The lack of cyber security professionals in Australia is fast becoming a national crisis. A survey released recently found that 88 percent of local businesses were struggling with their lack of skills.
The government described the “critical shortage” as a “major problem” in its national cyber security strategy. The situation, it said, was “urgent’”.
Australia’s biggest businesses are taking the matter into their own hands, collaborating with universities to attract more talent to the industry. As well as helping ease the shortage, they are also seeking competitive advantage by bolstering their own security capability and that of their customers.
One such partnership is the Optus Macquarie University Cyber Security Hub which launched this month, the result of a $10 million investment by Optus’ enterprise arm, Optus Business.
Win, win, win
For students, the hub will provide the education and qualifications that will make them among the most employable and best paid graduates in the country. For the university, it is an opportunity to undertake original research into cyber governance, security risks and international threats.
For the telco, it is part of what Optus Business managing director John Paitaridis called a “very important strategic initiative”. “[We’re] very focused on being a leading managed cyber security organisation in this country,” he said.
David Wilkinson, the university’s deputy vice-chancellor (corporate engagement and advancement) said cyber security had “become one of the defining issues of this decade”. Attacks against Australian businesses and government agencies are ever increasing in frequency and sophistication.
“We don’t believe that these organisations, in many cases, are equipped to deal with the challenges,” says Paitaridis. “They lack expertise, lack the budgets in some respects, and most importantly, they lack the skills.”
Cyber security is a growing part of the telco’s enterprise offering. Optus Business is “uniquely placed”, Paitaridis said, to offer its customers cyber security services and consultancy on top of its suite of enterprise communication solutions.
“Clearly now cyber security as an attribute needs to be a part of all these solutions, so customers see us as a very natural partner for enterprise cyber security services,” he said. “We're taking that to the next level in also equipping and training the workforces of our customer base as well, in supporting them with their cyber sec strategies.”

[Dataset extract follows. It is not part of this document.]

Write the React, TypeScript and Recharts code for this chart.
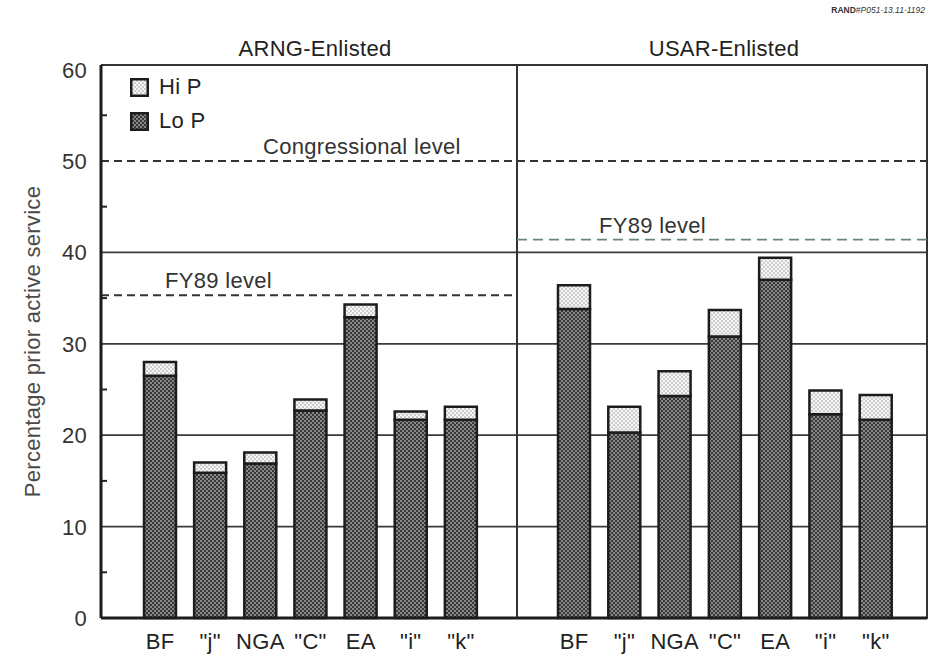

The hub, situated at Macquarie University’s North Ryde campus in Sydney, is a key part of that support, with short courses aimed at executives and professional courses on offer alongside the undergraduate degree programmes.
As well as the courses, Optus Business’ customers, and those organisations that take up hub membership, will be offered ‘opportunities for engagement with students and staff to recruit workplace-ready graduates’ – a commodity in high demand and short supply.
Scouting for cyber
“We have lots of companies that come to speak to us in order to approach undergrads and say, ‘Look do you want to work for us after you have graduated?’” says Professor Ben Schreer, head of the university’s Department of Security Studies and Criminology. “It’s not automatic of course, but by and large you can really see that the good students, with a good education in that space, are attractive for a lot of companies. “
For undergraduates, the hub will offer two related degrees, including Bachelor of Information Technology majoring in Cyber Security. For postgraduates, there is the opportunity to specialise in Internetworking and Cyber Security among other related subjects. As well as the technical aspects, the courses also cover the commercial and societal implications of cyber attacks.
They are already proving very popular Schreer said, with “significant” levels of enrolment. Universities across Australia are “reacting to the demand of the market” while students are increasingly savvy to the employment opportunities in the sector.
“Unis are reacting to the demand, students are reacting to the demand,” Schreer explains, “partly because employability becomes ever more important to students. Cyber security is valuable for the job market and so students are drawn to it.”
“If you think about the numbers of the cyber enabled workforce that we need across this country – it’s massive,” he adds. “We’re talking about thousands and thousands of students…if you have students with expertise, and knowledge, and training, that of coursemakes them attractive.”
The Commonwealth Bank launched its own centre of expertise the University of New South Wales earlier this year. The $1.6 million, five-year partnership includes the development of an applied cyber security undergraduate curriculum which commenced online in March, the establishment of a security engineering lab, and support for PhD researchers.
“It enables us to support innovation in Australia as well as aligning ourselves with innovation that we believe will materially benefit our customers and shareholders over the next decade,” said the bank’s CEO, Ian Narev.
Although there is competitive advantage to be gained by those companies supporting education in cyber subjects, the outcome helps the nation too. Both Optus Business' and the Commonwealth Bank's hubs sponsor research and innovation in the area.
Speaking in his capacity as deputy chair of the Australian Information Industry Association, Paitaridis added: “We are very focused on ensuring as a country, as an economy, as an industry, that we are cyber ready. That we’re building out our capabilities, that we’re investing in our cyber defences at the enterprise level and the government level and also driving some competitive advantage in this space.
“This is a critical area — we must support and protect our enterprises and our government agencies from attacks. We need an ecosystem response, we need industry, we need academia and we need government working together to tackle it.”